● Objective
Return, exactly as written, the lines that start at the one holding "Convert this chart to matplotlib code." and end at the one holding "altitude = np.arange(0, 2001, 50)", with both of those lines kept. Skip any pictures.

● Materials provided
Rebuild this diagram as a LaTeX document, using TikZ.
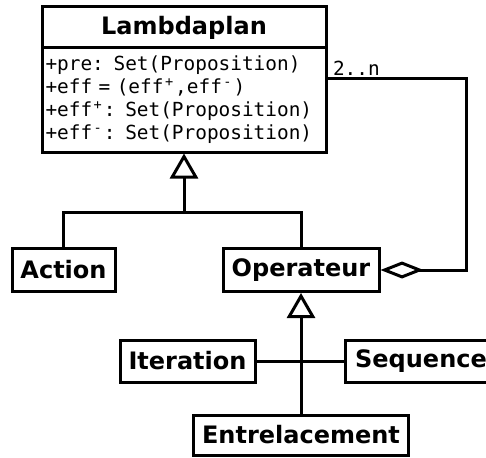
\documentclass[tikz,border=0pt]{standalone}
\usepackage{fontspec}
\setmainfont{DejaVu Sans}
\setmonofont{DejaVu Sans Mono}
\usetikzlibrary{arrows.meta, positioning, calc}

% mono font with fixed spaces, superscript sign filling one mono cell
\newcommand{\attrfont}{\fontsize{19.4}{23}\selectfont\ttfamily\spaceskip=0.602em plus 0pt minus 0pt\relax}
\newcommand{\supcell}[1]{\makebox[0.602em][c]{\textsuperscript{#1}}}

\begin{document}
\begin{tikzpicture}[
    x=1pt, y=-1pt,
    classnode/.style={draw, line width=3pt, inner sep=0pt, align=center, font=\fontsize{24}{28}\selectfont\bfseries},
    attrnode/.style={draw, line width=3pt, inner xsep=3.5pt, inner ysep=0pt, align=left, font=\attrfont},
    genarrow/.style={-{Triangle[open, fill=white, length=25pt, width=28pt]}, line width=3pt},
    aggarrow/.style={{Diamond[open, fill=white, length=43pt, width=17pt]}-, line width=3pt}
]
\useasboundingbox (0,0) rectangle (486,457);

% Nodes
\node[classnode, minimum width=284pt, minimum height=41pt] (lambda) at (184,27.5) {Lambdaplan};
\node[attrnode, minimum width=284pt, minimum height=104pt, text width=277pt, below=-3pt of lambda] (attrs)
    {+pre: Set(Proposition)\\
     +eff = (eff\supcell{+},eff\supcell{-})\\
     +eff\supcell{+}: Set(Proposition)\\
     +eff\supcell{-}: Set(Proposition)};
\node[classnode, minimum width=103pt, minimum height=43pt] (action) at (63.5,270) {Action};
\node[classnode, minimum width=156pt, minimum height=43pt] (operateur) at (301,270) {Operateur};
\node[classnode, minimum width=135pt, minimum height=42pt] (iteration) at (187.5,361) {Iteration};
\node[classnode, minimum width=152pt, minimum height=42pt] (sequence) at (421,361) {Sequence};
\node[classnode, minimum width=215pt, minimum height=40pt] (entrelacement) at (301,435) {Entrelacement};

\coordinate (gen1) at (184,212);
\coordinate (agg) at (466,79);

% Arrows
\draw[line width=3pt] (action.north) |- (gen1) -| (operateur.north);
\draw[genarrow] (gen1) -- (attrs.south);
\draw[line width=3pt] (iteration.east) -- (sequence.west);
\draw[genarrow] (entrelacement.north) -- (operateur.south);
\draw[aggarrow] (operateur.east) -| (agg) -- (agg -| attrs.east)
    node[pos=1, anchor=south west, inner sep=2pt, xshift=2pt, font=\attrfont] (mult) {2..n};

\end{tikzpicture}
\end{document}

...

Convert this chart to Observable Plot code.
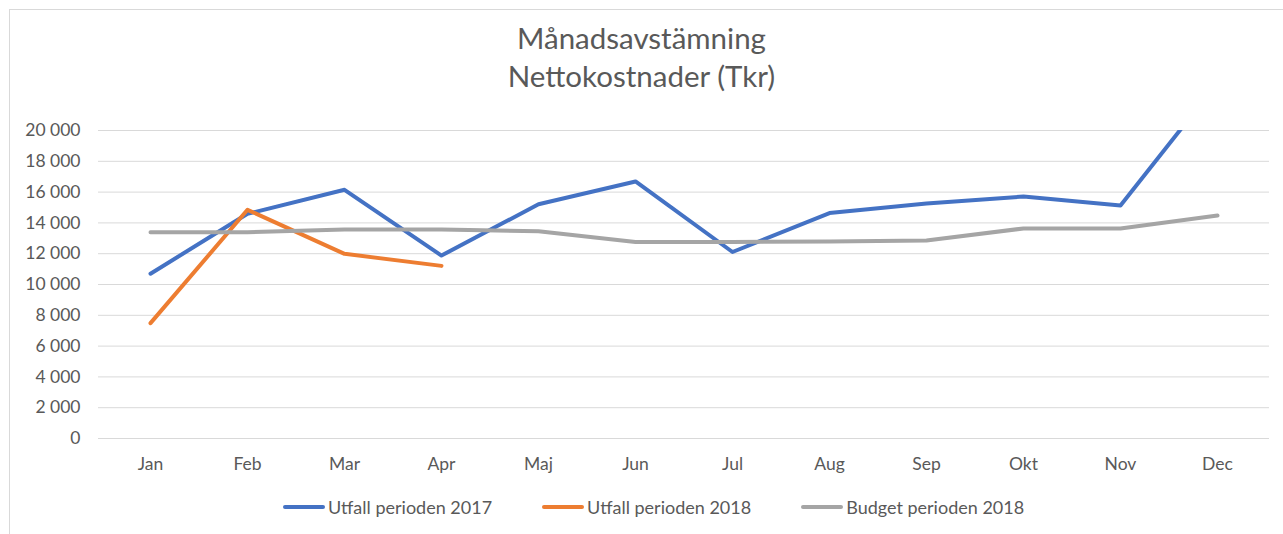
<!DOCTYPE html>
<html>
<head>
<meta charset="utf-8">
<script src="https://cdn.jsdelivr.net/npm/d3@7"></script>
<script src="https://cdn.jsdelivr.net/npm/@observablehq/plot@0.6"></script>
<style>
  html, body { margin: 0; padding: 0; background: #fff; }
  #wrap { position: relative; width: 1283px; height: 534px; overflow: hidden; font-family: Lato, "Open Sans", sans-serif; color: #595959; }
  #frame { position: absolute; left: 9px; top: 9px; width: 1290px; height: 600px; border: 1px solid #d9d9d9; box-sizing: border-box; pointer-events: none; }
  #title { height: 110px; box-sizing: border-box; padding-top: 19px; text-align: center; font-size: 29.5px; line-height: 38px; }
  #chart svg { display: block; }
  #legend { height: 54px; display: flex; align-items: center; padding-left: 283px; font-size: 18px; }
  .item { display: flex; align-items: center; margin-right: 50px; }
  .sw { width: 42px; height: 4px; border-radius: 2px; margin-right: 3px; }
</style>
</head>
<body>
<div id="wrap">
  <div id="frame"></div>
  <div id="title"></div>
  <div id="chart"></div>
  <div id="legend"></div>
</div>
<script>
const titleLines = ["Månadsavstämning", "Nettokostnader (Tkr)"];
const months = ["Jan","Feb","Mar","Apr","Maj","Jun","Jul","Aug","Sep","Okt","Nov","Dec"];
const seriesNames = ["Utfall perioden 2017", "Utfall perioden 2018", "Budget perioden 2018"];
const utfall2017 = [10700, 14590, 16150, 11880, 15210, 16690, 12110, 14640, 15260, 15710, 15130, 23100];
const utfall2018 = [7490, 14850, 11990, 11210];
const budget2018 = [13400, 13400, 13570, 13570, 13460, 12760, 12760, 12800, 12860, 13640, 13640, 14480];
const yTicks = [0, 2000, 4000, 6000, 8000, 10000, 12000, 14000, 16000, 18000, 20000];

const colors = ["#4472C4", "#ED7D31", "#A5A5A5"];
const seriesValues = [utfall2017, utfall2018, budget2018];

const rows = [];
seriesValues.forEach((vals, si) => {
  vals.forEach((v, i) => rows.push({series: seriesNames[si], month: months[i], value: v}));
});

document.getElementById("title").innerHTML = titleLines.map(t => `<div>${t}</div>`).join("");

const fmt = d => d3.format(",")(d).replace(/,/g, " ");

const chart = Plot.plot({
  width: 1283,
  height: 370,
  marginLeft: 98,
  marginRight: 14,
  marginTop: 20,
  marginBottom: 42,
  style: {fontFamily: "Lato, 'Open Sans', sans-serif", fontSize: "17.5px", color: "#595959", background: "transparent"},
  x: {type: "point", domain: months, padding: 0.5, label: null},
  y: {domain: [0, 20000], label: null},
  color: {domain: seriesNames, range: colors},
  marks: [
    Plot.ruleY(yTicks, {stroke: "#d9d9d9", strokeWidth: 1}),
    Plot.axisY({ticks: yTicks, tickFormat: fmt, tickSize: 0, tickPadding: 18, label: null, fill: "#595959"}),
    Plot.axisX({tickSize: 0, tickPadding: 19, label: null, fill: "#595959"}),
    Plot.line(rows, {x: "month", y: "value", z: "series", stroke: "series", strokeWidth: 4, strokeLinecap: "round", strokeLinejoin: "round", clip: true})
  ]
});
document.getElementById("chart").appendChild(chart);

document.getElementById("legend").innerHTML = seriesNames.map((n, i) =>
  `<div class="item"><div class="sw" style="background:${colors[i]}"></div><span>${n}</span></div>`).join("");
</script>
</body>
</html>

---

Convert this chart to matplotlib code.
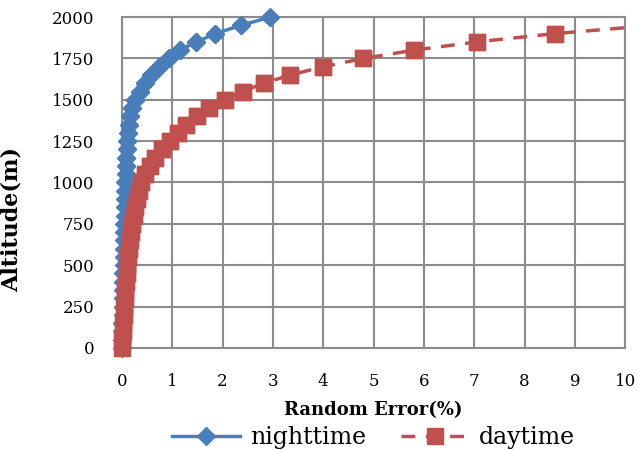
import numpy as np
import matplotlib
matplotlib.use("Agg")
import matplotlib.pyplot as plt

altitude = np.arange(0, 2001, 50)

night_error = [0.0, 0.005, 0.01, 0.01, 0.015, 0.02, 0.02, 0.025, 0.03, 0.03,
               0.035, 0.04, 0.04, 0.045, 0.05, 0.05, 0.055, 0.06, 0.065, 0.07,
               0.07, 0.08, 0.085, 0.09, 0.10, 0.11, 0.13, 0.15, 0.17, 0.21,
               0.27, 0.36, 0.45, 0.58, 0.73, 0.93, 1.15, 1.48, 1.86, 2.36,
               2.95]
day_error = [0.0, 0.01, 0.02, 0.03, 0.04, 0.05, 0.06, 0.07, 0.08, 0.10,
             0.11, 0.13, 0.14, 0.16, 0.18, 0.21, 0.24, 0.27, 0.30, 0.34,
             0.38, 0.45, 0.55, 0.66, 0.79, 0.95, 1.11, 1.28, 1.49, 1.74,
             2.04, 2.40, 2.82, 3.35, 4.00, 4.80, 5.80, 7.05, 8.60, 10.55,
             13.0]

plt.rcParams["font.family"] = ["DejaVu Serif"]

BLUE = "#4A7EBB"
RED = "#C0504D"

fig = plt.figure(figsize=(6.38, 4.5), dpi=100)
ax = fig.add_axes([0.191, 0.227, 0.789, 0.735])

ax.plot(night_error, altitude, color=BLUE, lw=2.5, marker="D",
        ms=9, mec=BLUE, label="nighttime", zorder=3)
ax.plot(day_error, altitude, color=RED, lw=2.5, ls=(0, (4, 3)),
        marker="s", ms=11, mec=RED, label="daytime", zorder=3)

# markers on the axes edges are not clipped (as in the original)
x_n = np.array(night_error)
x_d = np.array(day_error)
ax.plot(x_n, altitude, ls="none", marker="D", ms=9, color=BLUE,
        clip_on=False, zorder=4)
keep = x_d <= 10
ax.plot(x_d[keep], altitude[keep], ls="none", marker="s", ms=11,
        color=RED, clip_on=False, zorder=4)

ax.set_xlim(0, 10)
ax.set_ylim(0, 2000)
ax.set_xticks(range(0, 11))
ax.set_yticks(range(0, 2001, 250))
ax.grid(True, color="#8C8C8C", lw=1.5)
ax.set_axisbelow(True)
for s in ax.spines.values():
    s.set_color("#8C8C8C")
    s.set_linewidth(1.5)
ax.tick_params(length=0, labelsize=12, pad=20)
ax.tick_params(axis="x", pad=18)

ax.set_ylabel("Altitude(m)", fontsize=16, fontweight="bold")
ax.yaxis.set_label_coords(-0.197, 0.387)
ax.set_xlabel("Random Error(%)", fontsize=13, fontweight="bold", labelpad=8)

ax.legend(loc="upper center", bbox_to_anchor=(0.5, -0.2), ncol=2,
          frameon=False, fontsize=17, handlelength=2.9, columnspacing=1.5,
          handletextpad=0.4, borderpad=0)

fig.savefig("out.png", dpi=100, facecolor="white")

● Task answer
Convert this chart to matplotlib code.
import numpy as np
import matplotlib
matplotlib.use("Agg")
import matplotlib.pyplot as plt

altitude = np.arange(0, 2001, 50)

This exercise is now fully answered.